**DIRECTIONS FOR THIS TASK:**
Copy exactly the lines from the start of the material through the line with "const countdownText = '27s';". Pictures stay out of the copy.
═══ GIVEN DATA
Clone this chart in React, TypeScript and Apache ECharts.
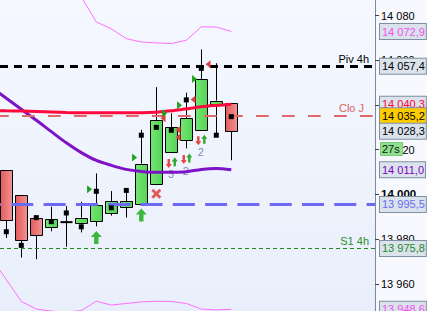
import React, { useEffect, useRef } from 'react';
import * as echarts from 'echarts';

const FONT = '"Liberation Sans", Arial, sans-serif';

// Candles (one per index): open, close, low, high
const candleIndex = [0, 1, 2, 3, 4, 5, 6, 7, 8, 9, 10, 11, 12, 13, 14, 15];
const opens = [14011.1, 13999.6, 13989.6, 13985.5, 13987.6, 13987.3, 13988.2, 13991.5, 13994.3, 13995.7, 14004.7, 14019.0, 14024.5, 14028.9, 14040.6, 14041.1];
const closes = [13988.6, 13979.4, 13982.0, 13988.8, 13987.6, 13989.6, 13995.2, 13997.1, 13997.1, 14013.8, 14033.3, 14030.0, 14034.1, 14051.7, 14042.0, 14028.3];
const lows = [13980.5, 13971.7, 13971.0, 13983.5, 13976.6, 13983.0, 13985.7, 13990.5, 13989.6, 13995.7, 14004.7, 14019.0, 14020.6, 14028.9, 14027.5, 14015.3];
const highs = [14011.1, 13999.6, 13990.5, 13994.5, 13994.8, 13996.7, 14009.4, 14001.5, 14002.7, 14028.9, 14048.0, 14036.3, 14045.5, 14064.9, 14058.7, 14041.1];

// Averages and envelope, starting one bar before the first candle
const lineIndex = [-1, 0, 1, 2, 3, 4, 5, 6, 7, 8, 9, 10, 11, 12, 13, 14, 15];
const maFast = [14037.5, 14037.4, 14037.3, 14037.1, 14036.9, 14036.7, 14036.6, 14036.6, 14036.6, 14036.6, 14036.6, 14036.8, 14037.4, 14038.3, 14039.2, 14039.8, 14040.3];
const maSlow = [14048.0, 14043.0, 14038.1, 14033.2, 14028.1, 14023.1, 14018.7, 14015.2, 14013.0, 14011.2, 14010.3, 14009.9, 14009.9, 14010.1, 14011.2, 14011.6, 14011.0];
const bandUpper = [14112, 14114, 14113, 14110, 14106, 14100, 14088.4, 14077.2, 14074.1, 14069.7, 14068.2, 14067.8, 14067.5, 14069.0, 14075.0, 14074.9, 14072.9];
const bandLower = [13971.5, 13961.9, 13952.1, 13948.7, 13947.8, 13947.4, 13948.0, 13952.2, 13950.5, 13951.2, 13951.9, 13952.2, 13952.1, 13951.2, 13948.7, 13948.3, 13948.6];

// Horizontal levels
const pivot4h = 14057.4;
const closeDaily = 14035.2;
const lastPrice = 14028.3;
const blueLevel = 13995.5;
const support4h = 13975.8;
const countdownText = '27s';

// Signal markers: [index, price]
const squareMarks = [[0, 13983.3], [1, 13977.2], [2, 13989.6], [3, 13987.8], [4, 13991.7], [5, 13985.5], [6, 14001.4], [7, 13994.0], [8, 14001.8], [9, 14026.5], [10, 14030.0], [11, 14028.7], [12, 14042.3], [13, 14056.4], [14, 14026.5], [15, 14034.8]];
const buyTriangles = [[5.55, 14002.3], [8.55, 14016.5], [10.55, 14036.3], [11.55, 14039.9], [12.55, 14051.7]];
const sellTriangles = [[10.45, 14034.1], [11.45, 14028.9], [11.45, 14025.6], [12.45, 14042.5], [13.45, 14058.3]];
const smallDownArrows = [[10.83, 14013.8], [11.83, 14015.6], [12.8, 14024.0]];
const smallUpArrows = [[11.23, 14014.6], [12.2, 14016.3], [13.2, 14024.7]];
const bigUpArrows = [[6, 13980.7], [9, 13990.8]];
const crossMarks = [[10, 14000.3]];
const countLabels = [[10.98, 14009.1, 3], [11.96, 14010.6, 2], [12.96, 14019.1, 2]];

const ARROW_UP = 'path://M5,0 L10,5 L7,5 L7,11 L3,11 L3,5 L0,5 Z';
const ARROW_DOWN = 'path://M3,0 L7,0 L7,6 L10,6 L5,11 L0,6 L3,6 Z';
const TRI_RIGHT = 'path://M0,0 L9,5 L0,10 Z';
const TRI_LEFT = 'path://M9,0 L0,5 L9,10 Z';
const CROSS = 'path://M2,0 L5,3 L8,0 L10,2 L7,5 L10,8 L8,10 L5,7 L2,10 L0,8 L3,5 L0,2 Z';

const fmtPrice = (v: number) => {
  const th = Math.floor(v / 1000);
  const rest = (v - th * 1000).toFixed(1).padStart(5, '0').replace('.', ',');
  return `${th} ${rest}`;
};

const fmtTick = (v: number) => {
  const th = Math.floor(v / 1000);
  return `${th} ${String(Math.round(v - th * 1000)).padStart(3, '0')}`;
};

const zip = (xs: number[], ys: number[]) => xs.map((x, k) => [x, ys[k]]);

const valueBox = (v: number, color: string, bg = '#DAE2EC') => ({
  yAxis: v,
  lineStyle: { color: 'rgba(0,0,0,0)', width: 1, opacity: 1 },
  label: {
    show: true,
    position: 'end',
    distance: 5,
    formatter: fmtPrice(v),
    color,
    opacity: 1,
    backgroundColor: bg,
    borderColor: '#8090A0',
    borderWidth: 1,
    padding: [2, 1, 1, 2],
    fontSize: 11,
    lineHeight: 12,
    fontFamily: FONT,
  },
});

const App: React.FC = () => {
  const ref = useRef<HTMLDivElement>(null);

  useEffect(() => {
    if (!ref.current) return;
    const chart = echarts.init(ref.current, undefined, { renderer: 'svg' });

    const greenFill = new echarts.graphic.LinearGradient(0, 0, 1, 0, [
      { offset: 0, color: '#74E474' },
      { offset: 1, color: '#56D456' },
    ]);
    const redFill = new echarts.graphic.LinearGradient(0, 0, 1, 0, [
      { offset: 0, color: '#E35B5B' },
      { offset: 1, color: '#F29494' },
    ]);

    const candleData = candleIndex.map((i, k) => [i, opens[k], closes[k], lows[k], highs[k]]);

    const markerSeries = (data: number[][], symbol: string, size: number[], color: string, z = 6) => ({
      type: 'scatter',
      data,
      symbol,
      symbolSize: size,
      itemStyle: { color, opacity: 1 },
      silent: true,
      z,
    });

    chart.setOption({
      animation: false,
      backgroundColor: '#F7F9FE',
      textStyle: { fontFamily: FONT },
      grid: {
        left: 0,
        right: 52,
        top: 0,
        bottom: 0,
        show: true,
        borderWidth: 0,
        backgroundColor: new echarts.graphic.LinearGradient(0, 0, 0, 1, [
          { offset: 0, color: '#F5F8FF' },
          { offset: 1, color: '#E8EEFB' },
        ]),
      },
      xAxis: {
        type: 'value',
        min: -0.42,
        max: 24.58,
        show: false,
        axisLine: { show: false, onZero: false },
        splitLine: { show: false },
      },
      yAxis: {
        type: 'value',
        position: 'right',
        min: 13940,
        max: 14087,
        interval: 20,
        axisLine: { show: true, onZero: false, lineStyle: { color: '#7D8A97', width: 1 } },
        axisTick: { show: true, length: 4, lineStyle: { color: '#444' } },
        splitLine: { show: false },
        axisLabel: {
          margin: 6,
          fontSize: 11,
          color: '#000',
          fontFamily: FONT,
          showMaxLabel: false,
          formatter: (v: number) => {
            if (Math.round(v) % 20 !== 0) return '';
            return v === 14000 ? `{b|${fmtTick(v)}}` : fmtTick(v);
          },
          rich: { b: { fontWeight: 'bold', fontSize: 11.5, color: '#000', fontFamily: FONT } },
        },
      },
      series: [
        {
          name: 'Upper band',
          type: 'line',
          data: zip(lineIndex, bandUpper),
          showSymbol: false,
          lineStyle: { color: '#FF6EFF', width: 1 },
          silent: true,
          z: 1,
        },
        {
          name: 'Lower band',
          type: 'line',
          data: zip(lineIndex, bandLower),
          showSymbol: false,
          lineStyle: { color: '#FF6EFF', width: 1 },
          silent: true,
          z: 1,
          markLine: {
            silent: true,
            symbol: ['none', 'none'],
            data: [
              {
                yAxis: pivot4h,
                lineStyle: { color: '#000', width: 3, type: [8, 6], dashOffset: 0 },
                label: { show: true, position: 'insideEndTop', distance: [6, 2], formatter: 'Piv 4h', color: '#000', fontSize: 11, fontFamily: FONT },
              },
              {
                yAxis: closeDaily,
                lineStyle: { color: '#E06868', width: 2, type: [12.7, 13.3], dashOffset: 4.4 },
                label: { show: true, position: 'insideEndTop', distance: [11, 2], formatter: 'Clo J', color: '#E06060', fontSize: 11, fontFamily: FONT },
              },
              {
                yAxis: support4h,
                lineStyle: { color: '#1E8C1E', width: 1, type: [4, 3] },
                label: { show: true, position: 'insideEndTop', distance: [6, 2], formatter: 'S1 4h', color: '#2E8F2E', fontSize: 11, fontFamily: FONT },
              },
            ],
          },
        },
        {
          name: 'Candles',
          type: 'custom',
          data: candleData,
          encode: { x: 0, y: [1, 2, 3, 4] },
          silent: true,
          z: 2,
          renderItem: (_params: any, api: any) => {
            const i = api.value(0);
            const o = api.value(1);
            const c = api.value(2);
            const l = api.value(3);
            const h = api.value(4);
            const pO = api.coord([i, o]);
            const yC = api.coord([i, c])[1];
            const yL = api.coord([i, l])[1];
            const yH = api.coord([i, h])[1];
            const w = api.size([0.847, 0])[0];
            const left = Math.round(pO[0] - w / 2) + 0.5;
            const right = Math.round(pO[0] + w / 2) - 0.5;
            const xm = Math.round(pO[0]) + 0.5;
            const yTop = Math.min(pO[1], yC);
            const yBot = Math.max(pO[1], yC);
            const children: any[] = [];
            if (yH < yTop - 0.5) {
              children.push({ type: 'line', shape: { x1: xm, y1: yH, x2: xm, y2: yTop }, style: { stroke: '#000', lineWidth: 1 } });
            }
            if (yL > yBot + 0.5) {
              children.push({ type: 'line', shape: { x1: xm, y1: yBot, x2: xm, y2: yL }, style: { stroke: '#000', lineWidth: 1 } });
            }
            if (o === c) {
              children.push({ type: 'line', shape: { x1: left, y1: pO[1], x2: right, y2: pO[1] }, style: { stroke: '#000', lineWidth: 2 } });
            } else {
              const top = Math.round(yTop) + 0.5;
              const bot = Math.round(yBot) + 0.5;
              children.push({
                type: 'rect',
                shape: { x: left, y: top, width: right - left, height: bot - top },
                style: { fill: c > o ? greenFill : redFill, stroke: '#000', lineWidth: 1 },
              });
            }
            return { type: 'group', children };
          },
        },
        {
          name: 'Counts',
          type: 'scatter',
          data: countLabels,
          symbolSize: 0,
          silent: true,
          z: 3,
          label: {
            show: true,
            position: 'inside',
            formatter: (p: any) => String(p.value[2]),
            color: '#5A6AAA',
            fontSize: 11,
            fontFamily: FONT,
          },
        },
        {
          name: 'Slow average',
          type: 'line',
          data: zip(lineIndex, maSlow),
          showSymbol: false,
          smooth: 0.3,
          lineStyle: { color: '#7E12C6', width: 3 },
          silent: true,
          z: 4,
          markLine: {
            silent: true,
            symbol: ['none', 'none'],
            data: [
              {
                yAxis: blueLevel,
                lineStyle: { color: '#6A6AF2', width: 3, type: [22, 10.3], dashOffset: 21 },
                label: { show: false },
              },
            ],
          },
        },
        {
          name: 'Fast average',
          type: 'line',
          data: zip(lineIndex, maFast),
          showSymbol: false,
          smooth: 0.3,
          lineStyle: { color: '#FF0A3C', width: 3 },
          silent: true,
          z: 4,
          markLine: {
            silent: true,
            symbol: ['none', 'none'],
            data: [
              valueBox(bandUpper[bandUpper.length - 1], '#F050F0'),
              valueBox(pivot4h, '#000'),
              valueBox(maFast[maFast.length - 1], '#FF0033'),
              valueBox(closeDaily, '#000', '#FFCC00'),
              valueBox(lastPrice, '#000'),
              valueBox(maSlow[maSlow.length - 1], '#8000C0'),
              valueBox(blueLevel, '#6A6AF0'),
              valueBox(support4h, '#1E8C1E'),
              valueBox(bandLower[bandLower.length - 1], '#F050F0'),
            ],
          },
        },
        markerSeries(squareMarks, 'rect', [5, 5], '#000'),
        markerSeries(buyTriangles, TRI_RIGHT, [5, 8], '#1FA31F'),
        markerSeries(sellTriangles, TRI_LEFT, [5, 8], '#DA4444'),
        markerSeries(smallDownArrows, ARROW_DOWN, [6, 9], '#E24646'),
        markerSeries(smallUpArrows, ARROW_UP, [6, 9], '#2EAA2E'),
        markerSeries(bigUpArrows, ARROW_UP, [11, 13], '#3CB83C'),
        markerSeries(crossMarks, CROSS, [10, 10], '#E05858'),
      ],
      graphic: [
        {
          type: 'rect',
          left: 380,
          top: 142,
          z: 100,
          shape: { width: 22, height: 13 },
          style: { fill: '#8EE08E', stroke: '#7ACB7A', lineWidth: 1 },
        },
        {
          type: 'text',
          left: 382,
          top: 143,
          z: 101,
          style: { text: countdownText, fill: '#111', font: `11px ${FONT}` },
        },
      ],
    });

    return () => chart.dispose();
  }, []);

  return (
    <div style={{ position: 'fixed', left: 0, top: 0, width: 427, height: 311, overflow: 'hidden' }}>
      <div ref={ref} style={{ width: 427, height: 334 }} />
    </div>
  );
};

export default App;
══════
**OUTPUT BELOW:**
Clone this chart in React, TypeScript and Apache ECharts.
import React, { useEffect, useRef } from 'react';
import * as echarts from 'echarts';

const FONT = '"Liberation Sans", Arial, sans-serif';

// Candles (one per index): open, close, low, high
const candleIndex = [0, 1, 2, 3, 4, 5, 6, 7, 8, 9, 10, 11, 12, 13, 14, 15];
const opens = [14011.1, 13999.6, 13989.6, 13985.5, 13987.6, 13987.3, 13988.2, 13991.5, 13994.3, 13995.7, 14004.7, 14019.0, 14024.5, 14028.9, 14040.6, 14041.1];
const closes = [13988.6, 13979.4, 13982.0, 13988.8, 13987.6, 13989.6, 13995.2, 13997.1, 13997.1, 14013.8, 14033.3, 14030.0, 14034.1, 14051.7, 14042.0, 14028.3];
const lows = [13980.5, 13971.7, 13971.0, 13983.5, 13976.6, 13983.0, 13985.7, 13990.5, 13989.6, 13995.7, 14004.7, 14019.0, 14020.6, 14028.9, 14027.5, 14015.3];
const highs = [14011.1, 13999.6, 13990.5, 13994.5, 13994.8, 13996.7, 14009.4, 14001.5, 14002.7, 14028.9, 14048.0, 14036.3, 14045.5, 14064.9, 14058.7, 14041.1];

// Averages and envelope, starting one bar before the first candle
const lineIndex = [-1, 0, 1, 2, 3, 4, 5, 6, 7, 8, 9, 10, 11, 12, 13, 14, 15];
const maFast = [14037.5, 14037.4, 14037.3, 14037.1, 14036.9, 14036.7, 14036.6, 14036.6, 14036.6, 14036.6, 14036.6, 14036.8, 14037.4, 14038.3, 14039.2, 14039.8, 14040.3];
const maSlow = [14048.0, 14043.0, 14038.1, 14033.2, 14028.1, 14023.1, 14018.7, 14015.2, 14013.0, 14011.2, 14010.3, 14009.9, 14009.9, 14010.1, 14011.2, 14011.6, 14011.0];
const bandUpper = [14112, 14114, 14113, 14110, 14106, 14100, 14088.4, 14077.2, 14074.1, 14069.7, 14068.2, 14067.8, 14067.5, 14069.0, 14075.0, 14074.9, 14072.9];
const bandLower = [13971.5, 13961.9, 13952.1, 13948.7, 13947.8, 13947.4, 13948.0, 13952.2, 13950.5, 13951.2, 13951.9, 13952.2, 13952.1, 13951.2, 13948.7, 13948.3, 13948.6];

// Horizontal levels
const pivot4h = 14057.4;
const closeDaily = 14035.2;
const lastPrice = 14028.3;
const blueLevel = 13995.5;
const support4h = 13975.8;
const countdownText = '27s';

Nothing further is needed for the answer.